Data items

================================

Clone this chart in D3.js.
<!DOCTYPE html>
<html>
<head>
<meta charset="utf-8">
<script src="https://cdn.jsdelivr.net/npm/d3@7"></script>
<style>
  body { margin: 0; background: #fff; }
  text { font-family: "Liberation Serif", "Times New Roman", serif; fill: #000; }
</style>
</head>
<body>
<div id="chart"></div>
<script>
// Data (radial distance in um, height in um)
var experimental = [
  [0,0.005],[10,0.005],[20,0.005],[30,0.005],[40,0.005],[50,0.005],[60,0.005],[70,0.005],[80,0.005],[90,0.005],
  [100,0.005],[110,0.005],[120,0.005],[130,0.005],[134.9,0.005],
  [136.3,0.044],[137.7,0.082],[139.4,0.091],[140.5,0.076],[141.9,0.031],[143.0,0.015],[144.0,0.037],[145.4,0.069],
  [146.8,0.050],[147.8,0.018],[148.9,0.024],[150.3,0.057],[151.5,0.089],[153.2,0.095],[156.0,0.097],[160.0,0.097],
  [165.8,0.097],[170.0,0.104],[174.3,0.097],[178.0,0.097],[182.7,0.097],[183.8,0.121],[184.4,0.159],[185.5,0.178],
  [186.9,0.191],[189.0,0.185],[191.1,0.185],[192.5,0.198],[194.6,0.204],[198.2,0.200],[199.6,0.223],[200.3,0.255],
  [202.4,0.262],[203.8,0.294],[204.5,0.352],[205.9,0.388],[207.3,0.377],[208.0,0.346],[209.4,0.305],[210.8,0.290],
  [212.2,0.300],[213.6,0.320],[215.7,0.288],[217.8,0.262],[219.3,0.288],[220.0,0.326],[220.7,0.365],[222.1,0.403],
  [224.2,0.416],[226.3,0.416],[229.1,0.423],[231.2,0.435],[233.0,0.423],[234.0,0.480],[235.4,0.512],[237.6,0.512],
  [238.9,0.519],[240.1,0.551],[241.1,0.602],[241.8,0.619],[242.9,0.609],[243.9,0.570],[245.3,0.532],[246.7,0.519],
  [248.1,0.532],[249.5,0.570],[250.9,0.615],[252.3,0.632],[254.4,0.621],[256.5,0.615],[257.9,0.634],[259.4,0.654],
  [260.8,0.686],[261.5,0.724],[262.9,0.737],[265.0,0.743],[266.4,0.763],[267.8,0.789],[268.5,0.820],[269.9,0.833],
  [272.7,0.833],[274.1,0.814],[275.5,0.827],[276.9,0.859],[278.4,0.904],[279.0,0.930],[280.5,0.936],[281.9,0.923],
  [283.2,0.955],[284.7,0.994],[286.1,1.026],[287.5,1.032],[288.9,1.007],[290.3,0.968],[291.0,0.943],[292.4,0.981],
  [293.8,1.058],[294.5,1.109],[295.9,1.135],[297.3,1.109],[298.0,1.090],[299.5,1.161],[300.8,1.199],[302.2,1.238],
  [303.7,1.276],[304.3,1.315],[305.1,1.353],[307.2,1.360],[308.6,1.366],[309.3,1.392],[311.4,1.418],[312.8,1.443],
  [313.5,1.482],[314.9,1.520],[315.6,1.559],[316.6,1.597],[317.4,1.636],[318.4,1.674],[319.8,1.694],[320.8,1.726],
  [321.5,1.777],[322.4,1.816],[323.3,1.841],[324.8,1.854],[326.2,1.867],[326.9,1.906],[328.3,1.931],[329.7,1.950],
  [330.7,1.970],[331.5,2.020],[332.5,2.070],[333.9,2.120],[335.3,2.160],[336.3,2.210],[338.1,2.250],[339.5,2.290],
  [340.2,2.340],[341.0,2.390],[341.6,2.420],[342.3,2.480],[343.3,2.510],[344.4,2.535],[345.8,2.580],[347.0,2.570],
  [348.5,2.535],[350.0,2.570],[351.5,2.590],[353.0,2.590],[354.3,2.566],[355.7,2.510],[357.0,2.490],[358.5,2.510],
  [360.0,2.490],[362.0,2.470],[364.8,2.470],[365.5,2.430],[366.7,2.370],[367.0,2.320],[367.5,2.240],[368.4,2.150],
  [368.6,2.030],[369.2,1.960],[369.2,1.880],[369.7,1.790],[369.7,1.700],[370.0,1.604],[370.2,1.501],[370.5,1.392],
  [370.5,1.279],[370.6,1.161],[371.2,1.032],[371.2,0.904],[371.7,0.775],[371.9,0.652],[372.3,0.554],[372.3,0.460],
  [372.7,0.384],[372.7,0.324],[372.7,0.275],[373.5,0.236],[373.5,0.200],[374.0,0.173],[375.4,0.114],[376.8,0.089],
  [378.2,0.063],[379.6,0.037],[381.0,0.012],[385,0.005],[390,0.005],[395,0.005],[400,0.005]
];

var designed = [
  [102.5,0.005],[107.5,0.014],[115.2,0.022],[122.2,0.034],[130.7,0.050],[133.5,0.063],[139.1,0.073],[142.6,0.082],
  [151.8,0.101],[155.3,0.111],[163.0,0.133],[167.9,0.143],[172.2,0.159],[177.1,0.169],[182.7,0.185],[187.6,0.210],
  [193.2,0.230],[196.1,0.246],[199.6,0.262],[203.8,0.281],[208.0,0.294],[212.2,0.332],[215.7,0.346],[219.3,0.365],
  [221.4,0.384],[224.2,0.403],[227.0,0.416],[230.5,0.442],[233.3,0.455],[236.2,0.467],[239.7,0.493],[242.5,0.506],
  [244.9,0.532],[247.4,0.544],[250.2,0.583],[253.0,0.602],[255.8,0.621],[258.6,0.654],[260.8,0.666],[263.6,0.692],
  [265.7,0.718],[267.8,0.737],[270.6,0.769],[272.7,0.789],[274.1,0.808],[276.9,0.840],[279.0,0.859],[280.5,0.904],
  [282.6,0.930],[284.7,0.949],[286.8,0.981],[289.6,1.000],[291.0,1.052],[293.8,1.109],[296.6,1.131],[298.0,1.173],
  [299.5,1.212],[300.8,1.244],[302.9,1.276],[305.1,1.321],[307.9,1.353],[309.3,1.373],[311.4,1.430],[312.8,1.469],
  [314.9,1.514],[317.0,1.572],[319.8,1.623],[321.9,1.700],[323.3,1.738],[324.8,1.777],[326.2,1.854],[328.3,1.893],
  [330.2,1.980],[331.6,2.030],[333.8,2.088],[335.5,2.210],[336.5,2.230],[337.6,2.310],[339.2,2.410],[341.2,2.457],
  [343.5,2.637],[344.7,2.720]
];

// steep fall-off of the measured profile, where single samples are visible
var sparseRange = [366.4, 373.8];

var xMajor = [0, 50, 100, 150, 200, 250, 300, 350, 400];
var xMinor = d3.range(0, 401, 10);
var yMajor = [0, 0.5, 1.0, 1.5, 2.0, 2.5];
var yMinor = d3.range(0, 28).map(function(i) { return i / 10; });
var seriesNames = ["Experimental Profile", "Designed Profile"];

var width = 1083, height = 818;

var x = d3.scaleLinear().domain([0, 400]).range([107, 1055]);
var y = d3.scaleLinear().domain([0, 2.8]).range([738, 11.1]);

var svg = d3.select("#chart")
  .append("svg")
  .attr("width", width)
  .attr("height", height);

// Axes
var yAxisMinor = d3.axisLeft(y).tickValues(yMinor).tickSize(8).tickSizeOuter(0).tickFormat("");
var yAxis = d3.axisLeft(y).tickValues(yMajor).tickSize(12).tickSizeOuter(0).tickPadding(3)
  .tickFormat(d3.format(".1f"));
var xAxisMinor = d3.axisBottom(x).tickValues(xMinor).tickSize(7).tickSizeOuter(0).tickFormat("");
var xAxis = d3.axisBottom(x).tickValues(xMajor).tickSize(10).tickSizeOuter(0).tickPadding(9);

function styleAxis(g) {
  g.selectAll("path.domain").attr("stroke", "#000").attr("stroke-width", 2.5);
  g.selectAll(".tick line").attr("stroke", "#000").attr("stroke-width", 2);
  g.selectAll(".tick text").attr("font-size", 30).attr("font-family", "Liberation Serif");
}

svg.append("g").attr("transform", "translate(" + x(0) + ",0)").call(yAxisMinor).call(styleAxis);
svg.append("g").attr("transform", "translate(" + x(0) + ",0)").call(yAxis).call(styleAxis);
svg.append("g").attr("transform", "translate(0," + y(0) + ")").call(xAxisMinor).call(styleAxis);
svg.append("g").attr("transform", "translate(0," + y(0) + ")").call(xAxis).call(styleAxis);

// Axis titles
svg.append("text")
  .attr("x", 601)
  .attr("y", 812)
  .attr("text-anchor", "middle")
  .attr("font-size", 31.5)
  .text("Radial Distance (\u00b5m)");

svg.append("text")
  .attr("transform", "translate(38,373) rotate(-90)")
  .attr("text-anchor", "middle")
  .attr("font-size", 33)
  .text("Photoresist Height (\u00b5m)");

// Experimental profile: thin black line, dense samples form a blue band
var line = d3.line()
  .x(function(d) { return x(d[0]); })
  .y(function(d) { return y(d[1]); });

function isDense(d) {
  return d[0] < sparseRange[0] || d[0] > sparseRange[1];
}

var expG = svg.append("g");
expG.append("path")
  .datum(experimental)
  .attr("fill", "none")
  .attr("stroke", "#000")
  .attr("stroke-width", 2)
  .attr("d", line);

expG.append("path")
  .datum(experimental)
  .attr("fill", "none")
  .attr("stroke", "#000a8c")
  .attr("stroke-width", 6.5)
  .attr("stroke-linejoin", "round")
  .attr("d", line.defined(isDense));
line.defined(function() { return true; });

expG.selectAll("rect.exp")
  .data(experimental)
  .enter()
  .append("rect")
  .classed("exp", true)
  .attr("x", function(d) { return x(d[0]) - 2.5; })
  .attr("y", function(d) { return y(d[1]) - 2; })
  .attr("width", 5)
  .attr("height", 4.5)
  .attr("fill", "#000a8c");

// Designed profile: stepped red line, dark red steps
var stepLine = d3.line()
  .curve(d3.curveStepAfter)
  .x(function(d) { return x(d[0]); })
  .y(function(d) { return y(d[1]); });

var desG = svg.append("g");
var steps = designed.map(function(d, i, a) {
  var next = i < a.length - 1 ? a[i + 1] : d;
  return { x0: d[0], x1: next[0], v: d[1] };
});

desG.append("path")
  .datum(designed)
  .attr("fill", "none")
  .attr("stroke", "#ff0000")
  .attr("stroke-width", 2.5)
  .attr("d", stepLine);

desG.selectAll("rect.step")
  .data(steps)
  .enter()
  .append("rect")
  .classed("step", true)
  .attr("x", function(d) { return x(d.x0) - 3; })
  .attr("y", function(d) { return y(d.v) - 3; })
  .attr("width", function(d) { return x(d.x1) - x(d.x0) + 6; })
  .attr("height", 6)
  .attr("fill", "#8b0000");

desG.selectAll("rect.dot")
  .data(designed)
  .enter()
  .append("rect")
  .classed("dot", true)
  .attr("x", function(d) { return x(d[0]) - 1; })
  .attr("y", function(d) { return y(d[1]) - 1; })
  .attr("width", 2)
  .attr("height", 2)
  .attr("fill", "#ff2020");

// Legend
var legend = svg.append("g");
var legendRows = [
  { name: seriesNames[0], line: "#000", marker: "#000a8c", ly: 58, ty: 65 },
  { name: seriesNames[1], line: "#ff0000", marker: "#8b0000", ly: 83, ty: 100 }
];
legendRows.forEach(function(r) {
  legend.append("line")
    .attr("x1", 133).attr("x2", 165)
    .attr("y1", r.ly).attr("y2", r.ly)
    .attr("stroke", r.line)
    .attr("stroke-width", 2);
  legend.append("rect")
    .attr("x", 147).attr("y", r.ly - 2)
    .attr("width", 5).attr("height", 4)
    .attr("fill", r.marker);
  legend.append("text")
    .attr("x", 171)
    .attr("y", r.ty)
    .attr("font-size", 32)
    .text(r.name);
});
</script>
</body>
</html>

================================

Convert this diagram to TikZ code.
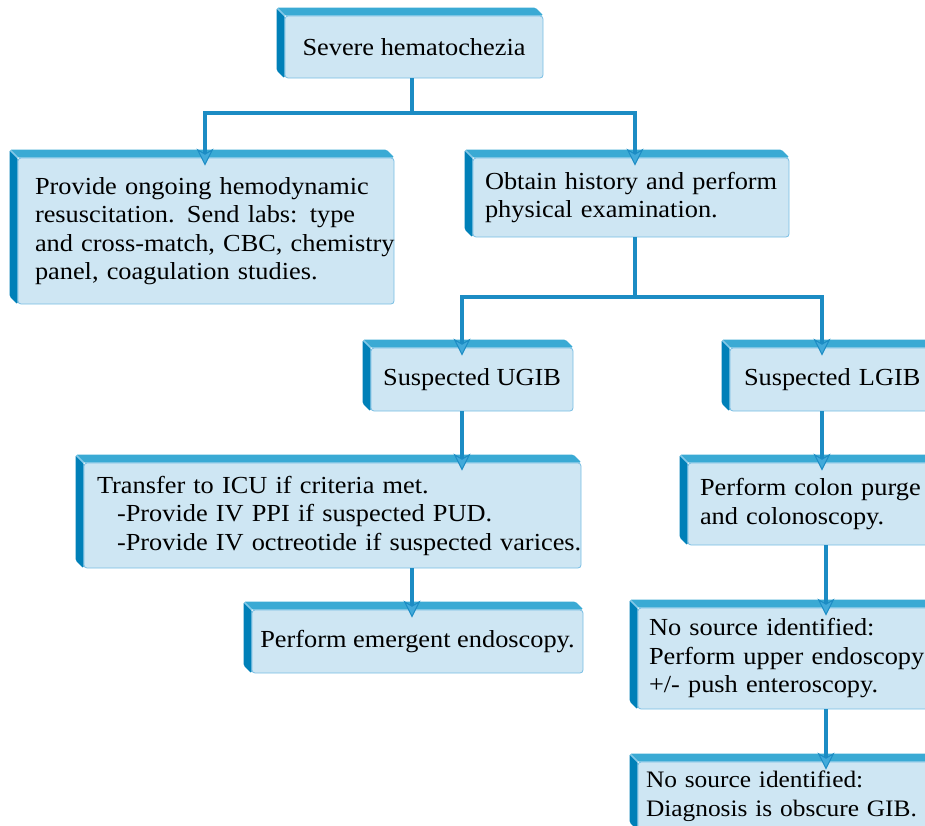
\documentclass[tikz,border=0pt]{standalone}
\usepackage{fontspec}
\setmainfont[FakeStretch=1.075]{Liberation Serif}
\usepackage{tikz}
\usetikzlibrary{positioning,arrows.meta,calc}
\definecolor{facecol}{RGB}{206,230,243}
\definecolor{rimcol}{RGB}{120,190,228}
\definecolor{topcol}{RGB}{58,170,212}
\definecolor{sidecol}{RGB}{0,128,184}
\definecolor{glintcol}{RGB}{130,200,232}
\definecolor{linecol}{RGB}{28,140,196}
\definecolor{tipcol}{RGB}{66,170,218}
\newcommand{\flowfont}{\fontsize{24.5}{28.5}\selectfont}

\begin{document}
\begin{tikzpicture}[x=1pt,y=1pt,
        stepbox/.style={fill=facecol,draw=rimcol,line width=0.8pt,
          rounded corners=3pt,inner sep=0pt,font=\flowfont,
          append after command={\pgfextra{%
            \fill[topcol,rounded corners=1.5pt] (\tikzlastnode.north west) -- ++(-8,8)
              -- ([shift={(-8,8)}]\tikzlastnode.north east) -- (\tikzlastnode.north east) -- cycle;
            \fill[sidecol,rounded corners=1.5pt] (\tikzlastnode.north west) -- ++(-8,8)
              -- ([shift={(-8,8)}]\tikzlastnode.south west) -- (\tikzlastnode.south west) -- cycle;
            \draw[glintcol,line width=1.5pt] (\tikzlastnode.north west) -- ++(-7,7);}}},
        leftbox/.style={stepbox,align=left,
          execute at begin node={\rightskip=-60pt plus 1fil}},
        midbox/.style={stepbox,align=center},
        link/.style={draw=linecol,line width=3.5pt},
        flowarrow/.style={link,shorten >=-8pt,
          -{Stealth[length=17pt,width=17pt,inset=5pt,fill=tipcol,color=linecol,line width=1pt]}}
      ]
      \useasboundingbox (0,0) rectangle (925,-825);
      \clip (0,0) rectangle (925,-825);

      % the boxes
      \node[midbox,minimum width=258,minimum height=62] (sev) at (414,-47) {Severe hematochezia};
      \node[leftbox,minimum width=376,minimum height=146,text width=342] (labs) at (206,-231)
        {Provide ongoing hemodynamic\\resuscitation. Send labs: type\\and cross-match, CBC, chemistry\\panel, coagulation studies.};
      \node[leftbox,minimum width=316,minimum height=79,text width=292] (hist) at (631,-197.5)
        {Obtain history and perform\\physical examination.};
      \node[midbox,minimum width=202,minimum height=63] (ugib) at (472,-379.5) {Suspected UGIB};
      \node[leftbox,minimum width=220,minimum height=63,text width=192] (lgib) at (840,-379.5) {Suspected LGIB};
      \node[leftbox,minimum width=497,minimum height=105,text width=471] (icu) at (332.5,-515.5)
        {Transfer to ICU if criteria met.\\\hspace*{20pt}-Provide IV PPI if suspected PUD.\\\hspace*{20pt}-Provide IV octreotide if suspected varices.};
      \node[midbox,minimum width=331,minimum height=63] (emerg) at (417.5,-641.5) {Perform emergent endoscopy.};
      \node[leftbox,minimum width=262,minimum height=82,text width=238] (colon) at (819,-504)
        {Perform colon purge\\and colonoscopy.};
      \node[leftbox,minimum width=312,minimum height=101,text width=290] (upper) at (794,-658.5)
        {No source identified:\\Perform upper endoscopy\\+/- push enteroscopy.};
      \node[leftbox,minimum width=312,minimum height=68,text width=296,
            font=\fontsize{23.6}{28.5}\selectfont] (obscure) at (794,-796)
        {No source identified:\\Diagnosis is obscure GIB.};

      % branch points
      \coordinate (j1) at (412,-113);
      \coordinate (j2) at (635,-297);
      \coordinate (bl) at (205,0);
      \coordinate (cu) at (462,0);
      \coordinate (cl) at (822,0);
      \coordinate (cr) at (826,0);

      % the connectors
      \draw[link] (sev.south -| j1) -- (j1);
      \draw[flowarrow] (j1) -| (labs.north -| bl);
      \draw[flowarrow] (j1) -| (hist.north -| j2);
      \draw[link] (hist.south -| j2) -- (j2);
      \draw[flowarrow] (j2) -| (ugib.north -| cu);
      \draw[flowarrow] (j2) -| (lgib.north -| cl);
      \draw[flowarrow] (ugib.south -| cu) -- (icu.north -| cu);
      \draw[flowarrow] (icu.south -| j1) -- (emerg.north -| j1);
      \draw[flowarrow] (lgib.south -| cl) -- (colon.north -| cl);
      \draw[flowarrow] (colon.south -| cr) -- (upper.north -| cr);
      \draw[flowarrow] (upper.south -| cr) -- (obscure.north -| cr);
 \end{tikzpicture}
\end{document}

================================

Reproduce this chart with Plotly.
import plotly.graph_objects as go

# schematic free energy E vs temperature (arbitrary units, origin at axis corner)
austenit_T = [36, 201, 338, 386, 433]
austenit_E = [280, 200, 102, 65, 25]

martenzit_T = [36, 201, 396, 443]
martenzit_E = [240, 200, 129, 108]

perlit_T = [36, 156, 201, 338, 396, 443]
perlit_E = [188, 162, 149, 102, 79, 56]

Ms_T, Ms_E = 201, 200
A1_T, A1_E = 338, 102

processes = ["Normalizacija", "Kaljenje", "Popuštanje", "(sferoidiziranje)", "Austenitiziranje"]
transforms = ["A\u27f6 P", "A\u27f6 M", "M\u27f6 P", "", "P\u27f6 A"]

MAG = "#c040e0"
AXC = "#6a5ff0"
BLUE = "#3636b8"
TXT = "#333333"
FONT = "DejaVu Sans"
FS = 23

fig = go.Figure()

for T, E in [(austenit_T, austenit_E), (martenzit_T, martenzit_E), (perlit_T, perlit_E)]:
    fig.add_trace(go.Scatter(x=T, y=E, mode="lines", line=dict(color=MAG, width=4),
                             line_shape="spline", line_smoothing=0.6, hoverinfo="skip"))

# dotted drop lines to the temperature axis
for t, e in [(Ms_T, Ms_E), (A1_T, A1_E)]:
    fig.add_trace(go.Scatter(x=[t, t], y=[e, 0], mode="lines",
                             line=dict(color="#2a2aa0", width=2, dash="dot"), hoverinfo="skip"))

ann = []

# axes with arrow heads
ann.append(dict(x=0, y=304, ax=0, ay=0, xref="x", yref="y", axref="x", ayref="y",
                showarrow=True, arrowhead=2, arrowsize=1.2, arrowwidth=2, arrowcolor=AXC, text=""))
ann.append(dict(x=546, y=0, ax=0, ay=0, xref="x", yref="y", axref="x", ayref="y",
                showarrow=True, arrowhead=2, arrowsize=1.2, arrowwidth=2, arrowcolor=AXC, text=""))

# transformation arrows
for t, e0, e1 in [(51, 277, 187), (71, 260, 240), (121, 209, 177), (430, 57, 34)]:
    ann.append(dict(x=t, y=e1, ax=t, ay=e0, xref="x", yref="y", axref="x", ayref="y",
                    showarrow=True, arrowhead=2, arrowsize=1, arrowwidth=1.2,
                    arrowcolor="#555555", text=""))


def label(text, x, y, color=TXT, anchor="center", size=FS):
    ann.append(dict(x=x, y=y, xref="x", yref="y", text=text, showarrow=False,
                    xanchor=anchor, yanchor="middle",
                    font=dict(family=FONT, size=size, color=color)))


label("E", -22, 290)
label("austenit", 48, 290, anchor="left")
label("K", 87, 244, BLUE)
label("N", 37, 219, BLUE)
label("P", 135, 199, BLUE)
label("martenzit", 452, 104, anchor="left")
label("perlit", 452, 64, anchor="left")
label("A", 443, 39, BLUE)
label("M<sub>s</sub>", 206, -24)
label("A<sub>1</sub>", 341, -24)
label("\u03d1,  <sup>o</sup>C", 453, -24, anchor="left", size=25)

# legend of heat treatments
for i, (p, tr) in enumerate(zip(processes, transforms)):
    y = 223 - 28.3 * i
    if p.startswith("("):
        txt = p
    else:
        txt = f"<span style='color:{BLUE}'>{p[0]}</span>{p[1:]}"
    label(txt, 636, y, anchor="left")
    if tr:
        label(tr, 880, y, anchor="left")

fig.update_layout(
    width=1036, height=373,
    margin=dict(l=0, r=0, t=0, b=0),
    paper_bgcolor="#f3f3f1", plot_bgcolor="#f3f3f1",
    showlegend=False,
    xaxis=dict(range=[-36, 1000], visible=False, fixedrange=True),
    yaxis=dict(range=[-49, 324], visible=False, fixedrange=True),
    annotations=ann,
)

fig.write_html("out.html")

================================

> **What to produce**:
Out of the data above, set down the lines from the one with "Reproduce this chart with Plotly." to the one with "A1_T, A1_E = 338, 102", both included, exactly as written and with no additions.

> **Exercise answer**:
Reproduce this chart with Plotly.
import plotly.graph_objects as go

# schematic free energy E vs temperature (arbitrary units, origin at axis corner)
austenit_T = [36, 201, 338, 386, 433]
austenit_E = [280, 200, 102, 65, 25]

martenzit_T = [36, 201, 396, 443]
martenzit_E = [240, 200, 129, 108]

perlit_T = [36, 156, 201, 338, 396, 443]
perlit_E = [188, 162, 149, 102, 79, 56]

Ms_T, Ms_E = 201, 200
A1_T, A1_E = 338, 102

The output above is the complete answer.